On 02-12-2013, at 1:28 PM, Jecel Assumpcao Jr. jecel@merlintec.com wrote:
Tim Rowledge wrote:
I did that back in 1987. Well, it was an ARM1, but still.
Was it really an ARM1 (BBC "tube" board) or an ARM2? In any case, you did Smalltalk-80 and Jon asked about Little Smalltalk, which would be a far simpler project..
The original ARM development machines (the ‘silver fox’ desktops) were ARM1 and then many were hand upgraded to ARM3 when they started rolling off the lines a year or so later. I had Little Smalltalk running in a couple of days on the ARM1, but you can’t call it any major triumph of engineering since it was so utterly trivial to do.
A modern equivalent, and much more useful, would be Spoon.
tim -- tim Rowledge; tim@rowledge.org; http://www.rowledge.org/tim Strange OpCodes: WFL: Wave FLag
Tim Rowledge wrote:
The original ARM development machines (the "silver fox" desktops) were ARM1 and then many were hand upgraded to ARM3 when they started rolling off the lines a year or so later.
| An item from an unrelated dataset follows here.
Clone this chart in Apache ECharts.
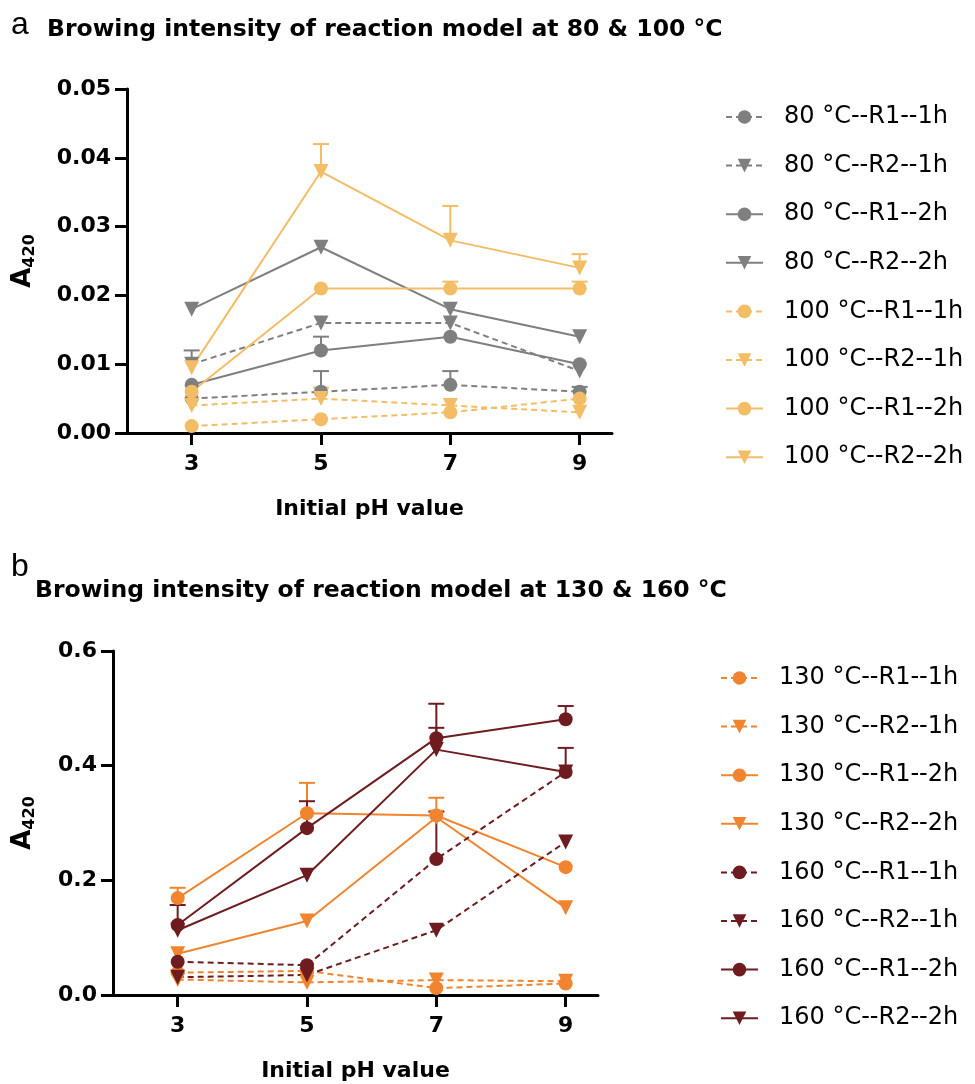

I had Little Smalltalk running in a couple of days on the ARM1, but you can't call it any major triumph of engineering since it was so utterly trivial to do.
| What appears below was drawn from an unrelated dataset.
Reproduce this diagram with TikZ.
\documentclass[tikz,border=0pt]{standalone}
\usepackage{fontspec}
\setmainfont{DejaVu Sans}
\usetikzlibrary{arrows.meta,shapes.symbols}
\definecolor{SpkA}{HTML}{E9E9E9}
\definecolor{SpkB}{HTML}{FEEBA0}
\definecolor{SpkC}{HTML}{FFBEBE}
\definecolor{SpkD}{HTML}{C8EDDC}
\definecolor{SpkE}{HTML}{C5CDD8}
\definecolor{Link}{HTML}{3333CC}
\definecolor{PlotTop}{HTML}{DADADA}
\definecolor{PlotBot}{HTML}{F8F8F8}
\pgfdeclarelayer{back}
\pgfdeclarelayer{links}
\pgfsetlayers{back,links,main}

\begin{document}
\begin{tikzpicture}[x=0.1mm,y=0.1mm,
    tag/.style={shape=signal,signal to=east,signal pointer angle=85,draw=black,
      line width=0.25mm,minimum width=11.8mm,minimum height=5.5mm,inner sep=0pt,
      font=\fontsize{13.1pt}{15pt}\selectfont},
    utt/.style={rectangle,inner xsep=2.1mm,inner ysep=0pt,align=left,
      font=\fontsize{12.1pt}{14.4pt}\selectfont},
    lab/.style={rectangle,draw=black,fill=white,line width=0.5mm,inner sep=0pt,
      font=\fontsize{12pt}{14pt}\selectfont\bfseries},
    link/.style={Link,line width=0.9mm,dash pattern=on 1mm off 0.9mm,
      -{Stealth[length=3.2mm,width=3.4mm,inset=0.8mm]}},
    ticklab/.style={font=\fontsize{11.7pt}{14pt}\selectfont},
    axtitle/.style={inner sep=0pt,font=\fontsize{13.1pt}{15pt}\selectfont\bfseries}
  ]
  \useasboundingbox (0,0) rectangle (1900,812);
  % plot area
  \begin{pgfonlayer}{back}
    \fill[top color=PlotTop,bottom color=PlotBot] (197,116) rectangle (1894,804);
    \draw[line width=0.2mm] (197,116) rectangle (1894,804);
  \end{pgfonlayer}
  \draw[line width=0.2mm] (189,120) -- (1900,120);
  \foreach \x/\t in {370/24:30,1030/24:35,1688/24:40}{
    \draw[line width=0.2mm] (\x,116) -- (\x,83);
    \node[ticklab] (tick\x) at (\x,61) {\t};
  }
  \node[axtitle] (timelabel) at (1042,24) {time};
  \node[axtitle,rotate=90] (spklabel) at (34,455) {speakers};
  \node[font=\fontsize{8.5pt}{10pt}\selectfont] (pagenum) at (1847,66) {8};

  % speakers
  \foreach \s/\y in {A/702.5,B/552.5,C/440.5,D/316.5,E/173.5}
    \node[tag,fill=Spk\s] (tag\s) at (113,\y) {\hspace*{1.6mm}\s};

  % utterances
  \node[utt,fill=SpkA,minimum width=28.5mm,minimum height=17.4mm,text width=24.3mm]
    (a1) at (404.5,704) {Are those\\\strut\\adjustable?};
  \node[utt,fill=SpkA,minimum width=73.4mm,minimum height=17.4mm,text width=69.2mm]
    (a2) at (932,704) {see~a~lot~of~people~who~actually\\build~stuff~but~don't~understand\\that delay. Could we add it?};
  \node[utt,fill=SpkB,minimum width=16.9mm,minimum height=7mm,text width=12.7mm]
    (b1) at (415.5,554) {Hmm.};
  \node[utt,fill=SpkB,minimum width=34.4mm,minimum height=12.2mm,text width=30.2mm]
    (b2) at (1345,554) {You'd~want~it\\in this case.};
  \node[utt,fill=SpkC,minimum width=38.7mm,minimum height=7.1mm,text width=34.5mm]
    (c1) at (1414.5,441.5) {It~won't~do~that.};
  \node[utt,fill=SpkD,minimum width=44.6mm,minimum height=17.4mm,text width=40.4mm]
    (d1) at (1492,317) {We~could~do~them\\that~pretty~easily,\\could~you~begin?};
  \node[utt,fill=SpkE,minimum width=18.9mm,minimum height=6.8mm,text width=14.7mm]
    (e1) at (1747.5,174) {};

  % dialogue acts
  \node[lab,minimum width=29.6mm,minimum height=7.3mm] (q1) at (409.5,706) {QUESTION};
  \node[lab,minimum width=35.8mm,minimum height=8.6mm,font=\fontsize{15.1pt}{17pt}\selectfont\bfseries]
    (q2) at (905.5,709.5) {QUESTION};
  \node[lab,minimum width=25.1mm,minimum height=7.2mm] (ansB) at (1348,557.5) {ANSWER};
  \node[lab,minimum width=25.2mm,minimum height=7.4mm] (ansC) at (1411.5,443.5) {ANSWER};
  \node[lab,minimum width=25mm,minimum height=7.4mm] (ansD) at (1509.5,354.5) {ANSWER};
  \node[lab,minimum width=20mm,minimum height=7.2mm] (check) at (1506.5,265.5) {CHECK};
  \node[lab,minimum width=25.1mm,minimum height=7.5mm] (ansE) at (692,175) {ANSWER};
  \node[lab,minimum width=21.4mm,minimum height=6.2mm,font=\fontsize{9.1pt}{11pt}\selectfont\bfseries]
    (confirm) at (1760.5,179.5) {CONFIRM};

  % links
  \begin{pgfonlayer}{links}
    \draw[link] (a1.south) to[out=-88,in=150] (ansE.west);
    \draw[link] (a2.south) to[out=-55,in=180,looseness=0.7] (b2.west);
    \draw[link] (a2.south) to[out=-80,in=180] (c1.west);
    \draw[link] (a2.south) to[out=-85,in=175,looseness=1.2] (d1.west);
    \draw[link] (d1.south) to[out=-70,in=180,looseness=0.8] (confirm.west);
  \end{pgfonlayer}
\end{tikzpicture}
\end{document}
Thanks for the details! I had thought you were talking about your Active Book or RiscPC projects, but I suppose this was a bit earlier.
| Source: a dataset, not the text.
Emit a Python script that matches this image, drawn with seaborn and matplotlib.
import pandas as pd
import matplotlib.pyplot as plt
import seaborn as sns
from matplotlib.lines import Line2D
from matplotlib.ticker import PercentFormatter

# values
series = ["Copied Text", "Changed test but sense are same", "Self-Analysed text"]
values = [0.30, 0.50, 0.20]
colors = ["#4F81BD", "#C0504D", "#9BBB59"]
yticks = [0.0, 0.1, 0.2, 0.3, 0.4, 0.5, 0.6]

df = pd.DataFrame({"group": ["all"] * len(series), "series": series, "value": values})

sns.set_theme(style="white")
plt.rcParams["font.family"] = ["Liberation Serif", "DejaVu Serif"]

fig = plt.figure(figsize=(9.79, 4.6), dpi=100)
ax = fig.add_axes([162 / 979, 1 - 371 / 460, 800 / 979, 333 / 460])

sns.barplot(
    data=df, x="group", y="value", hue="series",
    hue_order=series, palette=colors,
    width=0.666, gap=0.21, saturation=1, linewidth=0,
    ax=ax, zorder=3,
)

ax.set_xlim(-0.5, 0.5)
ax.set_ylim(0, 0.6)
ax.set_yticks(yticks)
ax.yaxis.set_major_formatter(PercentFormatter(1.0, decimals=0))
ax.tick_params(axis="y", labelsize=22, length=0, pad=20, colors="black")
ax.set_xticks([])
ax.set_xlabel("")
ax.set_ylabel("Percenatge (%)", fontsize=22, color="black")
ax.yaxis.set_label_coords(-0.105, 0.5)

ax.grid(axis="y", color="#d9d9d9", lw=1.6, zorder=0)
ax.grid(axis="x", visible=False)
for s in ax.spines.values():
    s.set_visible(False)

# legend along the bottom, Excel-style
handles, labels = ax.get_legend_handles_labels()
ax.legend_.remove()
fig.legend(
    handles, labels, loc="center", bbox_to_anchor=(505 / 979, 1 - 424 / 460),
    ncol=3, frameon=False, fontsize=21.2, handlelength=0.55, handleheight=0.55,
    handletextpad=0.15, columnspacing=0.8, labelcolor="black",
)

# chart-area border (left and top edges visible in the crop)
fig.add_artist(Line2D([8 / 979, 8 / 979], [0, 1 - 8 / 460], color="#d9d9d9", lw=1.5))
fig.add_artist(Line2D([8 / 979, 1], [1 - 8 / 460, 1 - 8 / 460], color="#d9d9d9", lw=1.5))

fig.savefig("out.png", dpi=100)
A modern equivalent, and much more useful, would be Spoon.
Indeed, though for some applications it might be interesting to add a text interface like Little Smalltalk and GNU Smalltalk have. Actually, the one from Self was a little nicer (we only got a GUI in Self 4.0).
Another Smalltalk that was created for this kind of system was a very stripped down Squeak called Fly Smalltalk. I saw a poster about it at OOPSLA 2003 but I never heard anything more about it.
http://dl.acm.org/citation.cfm?id=949418
Fly had 29 classes and 170 methods, while Little Smalltalk 3 has 53 classes and 559 methods. Little Smalltalk 4 has 50 classes and 468 methods in the basic image plus a bunch of .st files that add 21 more classes and 140 additional methods. But LST4 does in Smalltalk stuff that LST3 does in the VM, so the very similar sizes is somewhat misleading.
Recently I found the 1973 paper by L Peter Deutsch which was the starting point for the InterLisp virtual machine, "A LISP Machine with very compact programs"
http://dl.acm.org/citation.cfm?id=1624860 http://ijcai.org/Past%20Proceedings/IJCAI-73/PDF/076.pdf http://www.softwarepreservation.org/projects/LISP/interlisp-d/Deutsch-3I JCAI.pdf
This would have been extremely helpful to me when I was doing a children's computer in 1983. There is always some more history to learn and make things more interesting in the present.